What few folks realize is that mortgage contracts are long term contracts between the borrower and the lender. They simply cannot be either unwound or liquidated on a whim or for that matter dire necessity. They are also very difficult to resell.

Over the past several years, a vast amount of fresh debt was promoted and created that with falling property prices are under water already, with worse to come. The good news is that this type of dodgey lending has ended. The bad news is that the bulk of the outstanding inventory needs to be refinanced as good paper. This is not going to happen with current lending rules and products.

However, if we fail to in fact refinance this idiotic disaster, we will have an unavoidable shrinkage in the money supply, to say nothing of a restructuring of equity. It will be a real depression. That is why the fed is jumping through hoops these days trying to keep the system turning over. Almost certainly, the velocity of the money supply is declining.

The one sector that will and is having a massive effect on the citizenry is the housing market. It is already a disaster and can slide into free fall. I can suggest a fix or at least a patch that could restore confidence and speed the turn around.

That is to unilaterally mark maturing mortgages to market and impose a new contract structured as follows:

A 75% to current value forty year mortgage provided the borrower qualifies (it gets real easy with dropping prices).

A swap of the remaining old loan principal in exchange for a fifty percent participation in the equity of the house over the current mortgage value established for lending.

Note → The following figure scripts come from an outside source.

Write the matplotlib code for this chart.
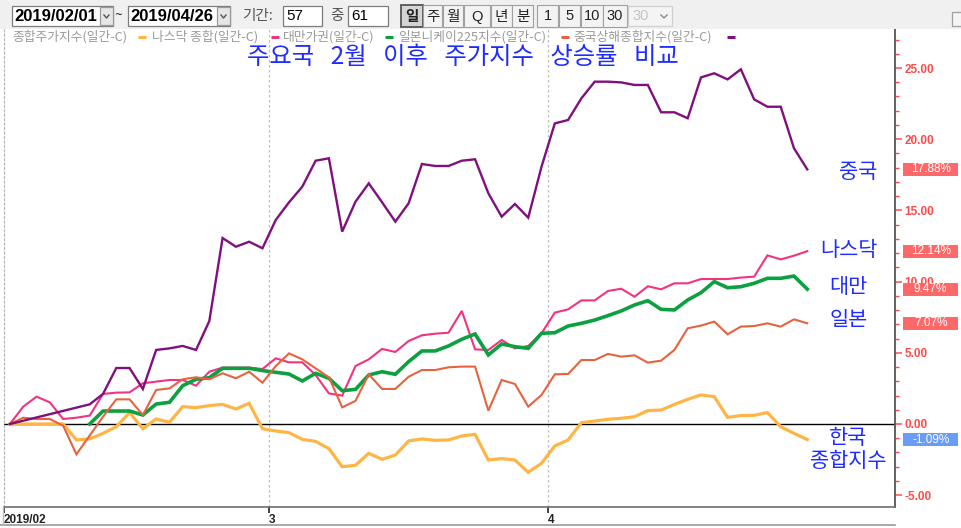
import numpy as np
import matplotlib
matplotlib.use('Agg')
import matplotlib.pyplot as plt
from matplotlib.patches import Rectangle
from matplotlib.ticker import MultipleLocator, FuncFormatter
from matplotlib.transforms import blended_transform_factory

plt.rcParams['font.family'] = ['Noto Sans CJK KR', 'DejaVu Sans']

nan = np.nan

# 61 daily points, 2019/02/01 ~ 2019/04/26 (% change since 2/1); nan = market closed
kospi = [0.0, nan, nan, nan, 0.0, -1.12, -1.05, -0.66, -0.19, 0.80,
         -0.33, 0.35, 0.12, 1.22, 1.15, 1.29, 1.38, 1.05, 1.45, -0.33,
         -0.49, -0.61, -1.08, -1.22, -1.73, -3.00, -2.90, -2.06, -2.48, -2.18,
         -1.19, -1.05, -1.15, -1.12, -0.84, -0.73, -2.53, -2.43, -2.53, -3.39,
         -2.76, -1.54, -1.12, 0.09, 0.21, 0.33, 0.40, 0.51, 0.94, 0.98,
         1.38, 1.73, 2.04, 1.92, 0.47, 0.59, 0.61, 0.80, -0.19, -0.66, -1.09]
nasdaq = [0.0, 1.22, 1.92, 1.52, 0.35, 0.44, 0.59, 2.11, 2.20, 2.22,
          2.86, nan, 3.09, 3.09, 2.69, 3.67, 3.96, 3.96, 3.96, 3.86,
          4.61, 4.33, 4.33, 3.44, 2.15, 1.99, 4.07, 4.54, 5.27, 5.06,
          5.83, 6.23, 6.34, 6.41, 7.94, 5.24, 5.20, 5.90, 5.31, 5.48,
          6.37, 7.82, 8.05, 8.68, 8.68, 9.34, 9.50, 8.94, 9.67, 9.46,
          9.88, 9.88, 10.18, 10.18, 10.18, 10.28, 10.35, 11.84, 11.56, 11.82, 12.14]
taiwan = [nan, nan, nan, nan, nan, nan, 0.0, 0.91, 0.91, 0.91,
          0.63, 1.40, 1.52, 2.69, 3.14, 3.25, 3.91, 3.91, 3.91, 3.75,
          3.63, 3.51, 3.02, 3.56, 3.21, 2.34, 2.43, 3.44, 3.67, 3.49,
          4.38, 5.13, 5.13, 5.48, 5.95, 6.32, 4.85, 5.62, 5.43, 5.31,
          6.37, 6.41, 6.88, 7.07, 7.30, 7.61, 7.94, 8.36, 8.66, 8.05,
          8.01, 8.71, 9.22, 10.00, 9.57, 9.64, 9.88, 10.23, 10.23, 10.39, 9.47]
nikkei = [0.0, 0.44, 0.35, 0.35, -0.12, -2.13, nan, 0.51, 1.73, 1.73,
          0.63, 2.39, 2.50, 3.14, 3.28, 3.14, 3.56, 3.21, 3.67, 2.90,
          4.07, 4.96, 4.54, 3.91, 3.28, 1.17, 1.62, 3.49, 2.46, 2.46,
          3.32, 3.79, 3.79, 3.98, 4.03, 4.03, 0.94, 3.09, 2.81, 1.22,
          2.04, 3.49, 3.51, 4.49, 4.49, 4.92, 4.73, 4.82, 4.31, 4.45,
          5.20, 6.72, 6.91, 7.19, 6.30, 6.84, 6.88, 7.07, 6.84, 7.35, 7.07]
shanghai = [0.0, nan, nan, nan, nan, nan, 1.38, 2.11, 3.93, 3.93,
            2.46, 5.20, 5.31, 5.48, 5.20, 7.23, 13.06, 12.45, 12.80, 12.34,
            14.33, 15.57, 16.67, 18.49, 18.66, 13.51, 15.61, 16.90, 15.57, 14.21,
            15.50, 18.26, 18.12, 18.12, 18.49, 18.59, 16.20, 14.56, 15.45, 14.49,
            18.07, 21.11, 21.35, 22.87, 24.04, 24.04, 23.99, 23.81, 23.81, 21.89,
            21.89, 21.47, 24.34, 24.63, 24.20, 24.91, 22.80, 22.28, 22.28, 19.36, 17.88]

series_names = ['종합주가지수(일간-C)', '나스닥 종합(일간-C)', '대만가권(일간-C)',
                '일본니케이225지수(일간-C)', '중국상해종합지수(일간-C)']
short_names = ['한국\n종합지수', '나스닥', '대만', '일본', '중국']
colors = ['#ffb545', '#f2337f', '#0ca040', '#e5643f', '#80107f']
widths = [2.3, 1.5, 2.6, 1.5, 1.7]
all_series = [kospi, nasdaq, taiwan, nikkei, shanghai]
label_y = [-1.8, 12.25, 9.6, 7.3, 17.7]

month_ticks = [-0.45, 19.5, 40.5]
month_labels = ['2019/02', '3', '4']

fig = plt.figure(figsize=(9.62, 5.28), dpi=100)
ax = fig.add_axes([4 / 962, 21 / 528, 891 / 962, 478 / 528])
ax.set_xlim(-0.45, 66.6)
ax.set_ylim(-5.83, 27.74)

days = np.arange(61)
order = [3, 0, 1, 2, 4]
for k in order:
    y = np.array(all_series[k], dtype=float)
    ok = ~np.isnan(y)
    ax.plot(days[ok], y[ok], color=colors[k], lw=widths[k], zorder=3 + k * 0.1,
            solid_joinstyle='miter')

ax.axhline(0, color='black', lw=1.0, zorder=2)
for xv in month_ticks[1:]:
    ax.axvline(xv, color='#bdbdbd', ls=(0, (2, 2)), lw=0.9, zorder=1)

# spines
ax.spines['top'].set_visible(False)
ax.spines['left'].set_color('#b5b5b5')
ax.spines['left'].set_linestyle((0, (2, 2)))
ax.spines['right'].set_color('#555555')
ax.spines['right'].set_linewidth(1.3)
ax.spines['bottom'].set_color('#6e6e6e')
ax.spines['bottom'].set_linewidth(1.2)

# right value axis
ax.yaxis.tick_right()
ax.yaxis.set_major_locator(MultipleLocator(5))
ax.yaxis.set_minor_locator(MultipleLocator(1))
ax.yaxis.set_major_formatter(FuncFormatter(lambda v, p: f'{v:.2f}'))
ax.tick_params(axis='y', which='major', length=5, width=1.1, color='#ff4a4a',
               labelcolor='#ff4a4a', labelsize=8.5, pad=2)
ax.tick_params(axis='y', which='minor', length=3, width=1.0, color='#ff4a4a')
for t in ax.get_yticklabels():
    t.set_fontfamily('Liberation Sans')
    t.set_fontweight('bold')

# month axis
ax.set_xticks(month_ticks)
ax.set_xticklabels(month_labels)
ax.tick_params(axis='x', length=4, width=1.3, color='#333333', labelcolor='#222222',
               labelsize=8.5, pad=1)
for t in ax.get_xticklabels():
    t.set_ha('left')
    t.set_fontfamily('Liberation Sans')
    t.set_fontweight('bold')

# last value tags on the right axis
bt = blended_transform_factory(ax.transAxes, ax.transData)
for k, s in enumerate(all_series):
    v = s[-1]
    face = '#ff6868' if v >= 0 else '#6b9cf5'
    ax.add_patch(Rectangle((1.009, v - 0.46), 0.0617, 0.92, transform=bt,
                           facecolor=face, edgecolor='none', clip_on=False, zorder=6))
    ax.text(1.04, v, f'{v:.2f}%', transform=bt, ha='center', va='center',
            color='white', fontsize=8.5, family='Liberation Sans', zorder=7, clip_on=False)

# country names next to line ends
for k, name in enumerate(short_names):
    xx = 63.8 if k == 4 else 63.1
    ax.text(xx, label_y[k], name, ha='center', va='center', color='#1f2bff',
            fontsize=15, linespacing=1.1, zorder=8)

# overlay in pixel coordinates for the toolbar, legend and title
ov = fig.add_axes([0, 0, 1, 1], zorder=10)
ov.set_xlim(0, 962)
ov.set_ylim(528, 0)
ov.axis('off')
ov.patch.set_visible(False)

ov.add_patch(Rectangle((0, 0), 962, 29, facecolor='#f0f0f0', edgecolor='none'))
ov.plot([0, 895], [525, 525], color='#9a9a9a', lw=1.2)
ov.plot([3, 3], [507, 525], color='#bbbbbb', lw=1.0)


def box(x0, x1, y0=6, y1=26, face='white', edge='#7d7d7d', lw=0.9):
    ov.add_patch(Rectangle((x0, y0), x1 - x0, y1 - y0, facecolor=face,
                           edgecolor=edge, linewidth=lw))


def combo(x0, x1, txt):
    box(x0, x1)
    box(x1 - 13, x1, 7, 25, face='#e6e6e6', edge='#9a9a9a')
    ov.plot([x1 - 9, x1 - 6.5, x1 - 4], [15, 18, 15], color='#555555', lw=1)
    ov.text(x0 + 2, 16.5, txt, ha='left', va='center', fontsize=12,
            family='Liberation Sans', fontweight='bold', color='black')


combo(12, 113, '2019/02/01')
ov.text(118, 16, '~', ha='center', va='center', fontsize=10, color='#333333')
combo(128, 230, '2019/04/26')
ov.text(242, 16, '기간:', ha='left', va='center', fontsize=10.5, color='#555555')
box(283, 322)
ov.text(286, 16.5, '57', ha='left', va='center', fontsize=11, family='Liberation Sans')
ov.text(330, 16, '중', ha='left', va='center', fontsize=10.5, color='#555555')
box(348, 388)
ov.text(351, 16.5, '61', ha='left', va='center', fontsize=11, family='Liberation Sans')

buttons = [('일', 401, 423), ('주', 423, 442), ('월', 443, 463), ('Q', 464, 490),
           ('년', 491, 512), ('분', 512, 533), ('1', 537, 558), ('5', 559, 580),
           ('10', 581, 603), ('30', 603, 627)]
for i, (lab, x0, x1) in enumerate(buttons):
    pressed = i == 0
    box(x0, x1, 5, 27, face='#d4d4d4' if pressed else '#f3f3f3',
        edge='#555555' if pressed else '#a0a0a0', lw=1.3 if pressed else 0.8)
    ov.text((x0 + x1) / 2, 16.5, lab, ha='center', va='center', fontsize=10.5,
            color='#222222', fontweight='bold' if pressed else 'normal',
            family=['Liberation Sans', 'Noto Sans CJK KR'])
box(628, 672, 6, 26, face='#f4f4f4', edge='#d0d0d0')
ov.text(632, 16.5, '30', ha='left', va='center', fontsize=10.5, color='#c4c4c4',
        family='Liberation Sans')
ov.plot([661, 664, 667], [15, 18, 15], color='#888888', lw=1)
box(952, 962, 12, 26, face='#f4f4f4', edge='#a0a0a0')

# legend row
leg_x = [12, 152, 283, 398, 573]
dash_x = [138, 271, 385, 561, 727]
for k in range(5):
    ov.text(leg_x[k], 36.5, series_names[k], ha='left', va='center', fontsize=9.2,
            color='#9a9a9a')
    ov.plot([dash_x[k], dash_x[k] + 8], [37, 37], color=colors[k], lw=2.2,
            solid_capstyle='butt')

ov.text(463, 57, '주요국   2월   이후   주가지수   상승률   비교', ha='center', va='center',
        fontsize=17.5, color='#1f2bff')

fig.savefig('out.png', dpi=100, facecolor='white')
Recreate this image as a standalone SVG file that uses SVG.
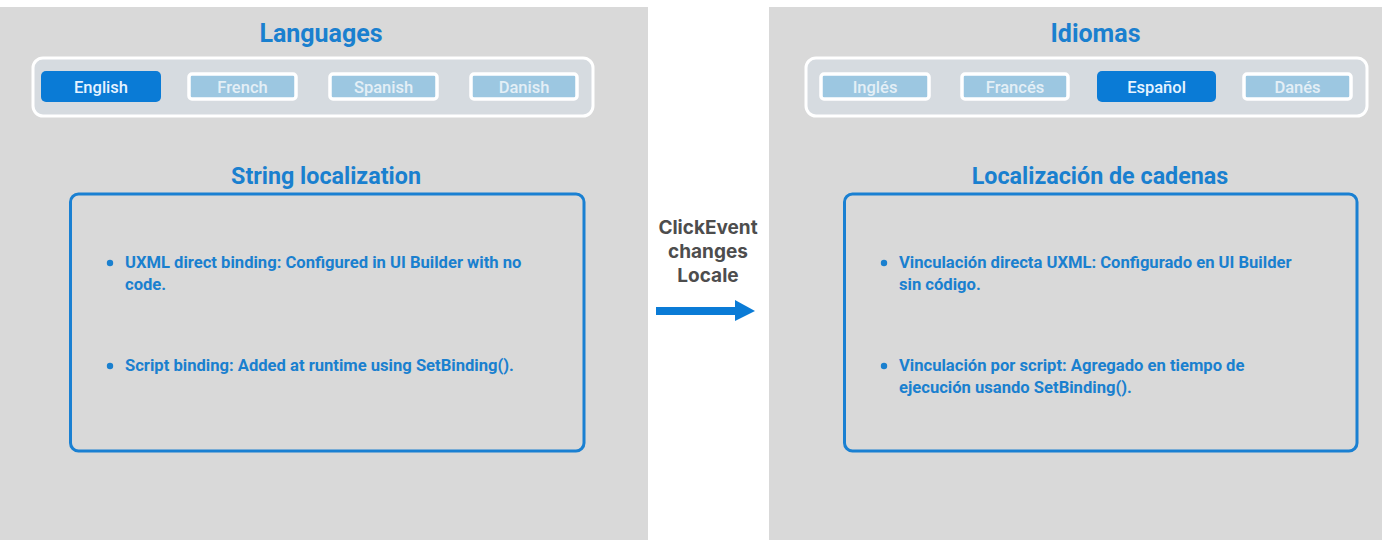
<svg xmlns="http://www.w3.org/2000/svg" width="1382" height="559" viewBox="0 0 1382 559">
<style>
.panel{fill:#d9d9d9}
.bar{fill:#d6dbe0;stroke:#ffffff;stroke-width:3}
.on{fill:#0a7bd6}
.off{fill:#9cc7e1;stroke:#ffffff;stroke-width:3.5}
.btxt{font-family:Roboto,"Liberation Sans",sans-serif;font-size:16.5px;text-anchor:middle}
.ontxt{fill:#e6f3ff;font-weight:500}
.offtxt{fill:#e4eff6;font-weight:500}
.title{font-family:Roboto,"Liberation Sans",sans-serif;font-size:23.3px;font-weight:700;fill:#1a80cf;text-anchor:middle}
.big{font-size:25px}
.box{fill:none;stroke:#1a80d2;stroke-width:3}
.item{font-family:Roboto,"Liberation Sans",sans-serif;font-size:16.6px;font-weight:700;fill:#1a80cf}
.dot{fill:#1a80cf}
.mid{font-family:Inter,"Liberation Sans",sans-serif;font-size:19px;font-weight:700;fill:#4d4d4d;text-anchor:middle}
</style>
<rect width="1382" height="559" fill="#ffffff"/>
<g id="left-panel">
<rect class="panel" x="0" y="7" width="648" height="533"/>
<text class="title big" x="321" y="42">Languages</text>
<rect class="bar" x="33" y="58" width="560" height="58" rx="10"/>
<g id="btn-english"><rect class="on" x="41" y="71" width="120" height="31" rx="5"/><text class="btxt ontxt" x="101" y="92.5">English</text></g>
<g id="btn-french"><rect class="off" x="189" y="74" width="107" height="25" rx="3"/><text class="btxt offtxt" x="242.5" y="92.5">French</text></g>
<g id="btn-spanish"><rect class="off" x="330" y="74" width="107" height="25" rx="3"/><text class="btxt offtxt" x="383.5" y="92.5">Spanish</text></g>
<g id="btn-danish"><rect class="off" x="471" y="74" width="106" height="25" rx="3"/><text class="btxt offtxt" x="524" y="92.5">Danish</text></g>
<text class="title" x="326" y="184">String localization</text>
<g id="box-left">
<rect class="box" x="70.5" y="194" width="513.5" height="257" rx="8"/>
<circle class="dot" cx="110" cy="263" r="3.2"/>
<text class="item" x="125" y="268">UXML direct binding: Configured in UI Builder with no</text>
<text class="item" x="125" y="290">code.</text>
<circle class="dot" cx="110" cy="366" r="3.2"/>
<text class="item" x="125" y="371">Script binding: Added at runtime using SetBinding().</text>
</g>
</g>
<g id="right-panel">
<rect class="panel" x="769" y="7" width="613" height="533"/>
<text class="title big" x="1095.5" y="42">Idiomas</text>
<rect class="bar" x="806" y="58" width="561" height="58" rx="10"/>
<g id="btn-ingles"><rect class="off" x="821" y="74" width="108" height="25" rx="3"/><text class="btxt offtxt" x="875" y="92.5">Inglés</text></g>
<g id="btn-frances"><rect class="off" x="962" y="74" width="106" height="25" rx="3"/><text class="btxt offtxt" x="1015" y="92.5">Francés</text></g>
<g id="btn-espanol"><rect class="on" x="1097" y="71" width="119" height="31" rx="5"/><text class="btxt ontxt" x="1156.5" y="92.5">Español</text></g>
<g id="btn-danes"><rect class="off" x="1244" y="74" width="107" height="25" rx="3"/><text class="btxt offtxt" x="1297.5" y="92.5">Danés</text></g>
<text class="title" x="1100" y="184">Localización de cadenas</text>
<g id="box-right">
<rect class="box" x="844.5" y="194" width="512.5" height="257" rx="8"/>
<circle class="dot" cx="884" cy="263" r="3.2"/>
<text class="item" x="899" y="268">Vinculación directa UXML: Configurado en UI Builder</text>
<text class="item" x="899" y="290">sin código.</text>
<circle class="dot" cx="884" cy="366" r="3.2"/>
<text class="item" x="899" y="371">Vinculación por script: Agregado en tiempo de</text>
<text class="item" x="899" y="393">ejecución usando SetBinding().</text>
</g>
</g>
<g id="connectors">
<text class="mid" x="708" y="234">ClickEvent</text>
<text class="mid" x="708" y="258">changes</text>
<text class="mid" x="708" y="282">Locale</text>
<rect x="656" y="307" width="81" height="8" fill="#0a7bd6"/>
<polygon points="735,300 755,311 735,321" fill="#0a7bd6"/>
</g>
</svg>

Lenders have been statute barred from equity participation in such housing equity. Unfortunately, their own folly has made them the only buyers for the time been. So we must make a temporary fix.

The benefits are obvious. The borrower has a mortgage that is feasible in the current lending environment based on the present value of the property. His credit is also healed or soon will be. Disruption is largely avoided.

The lender swaps a current write down against capital for a fifty percent equity interest that could and should at a later date recover part or all the loss. What the lender loses is the cash that they were not going to get anyway, while restoring a customer to good standing.

The lenders will still have to recapitalize to make up the inevitable shortfall, but they will be able to do this in a stable environment in which everyone knows the rules. And millions of Americans will have a new lease on life.

Of course, some will argue that the reckless are been rewarded in some manner. That will not be true, but that is still preferable to a massive reduction in pension payouts. A true lasting depression will reduce and stifle everyone. On the current road, millions of Americans are having their credit wiped out for years. That is not healthy for the economy, particularly when the root of their failure lies in the recklessness of the lenders.


1 Original $400,000 property carrying a current principal mortgage of $375,000

2 Current market value of $240,000

3 75% mortgage granted at $180,000

4 $195,000 losses exchanged for a fifty percent equity stake in the property over the $180,000 level.

Thus by paying off the mortgage the borrower rebuilds his own equity and becomes a solid partner of the lender. At some point the borrower should be strong enough to buy out the lender at current market value.

The real point of this exercise is that the borrower now has no reason to abandon the property and the lender has no reason to add the property to a disastrous housing market. This stabilizes the situation and makes it very attractive for new buyers to enter the housing market since inventory will quickly dry up at current depressed prices.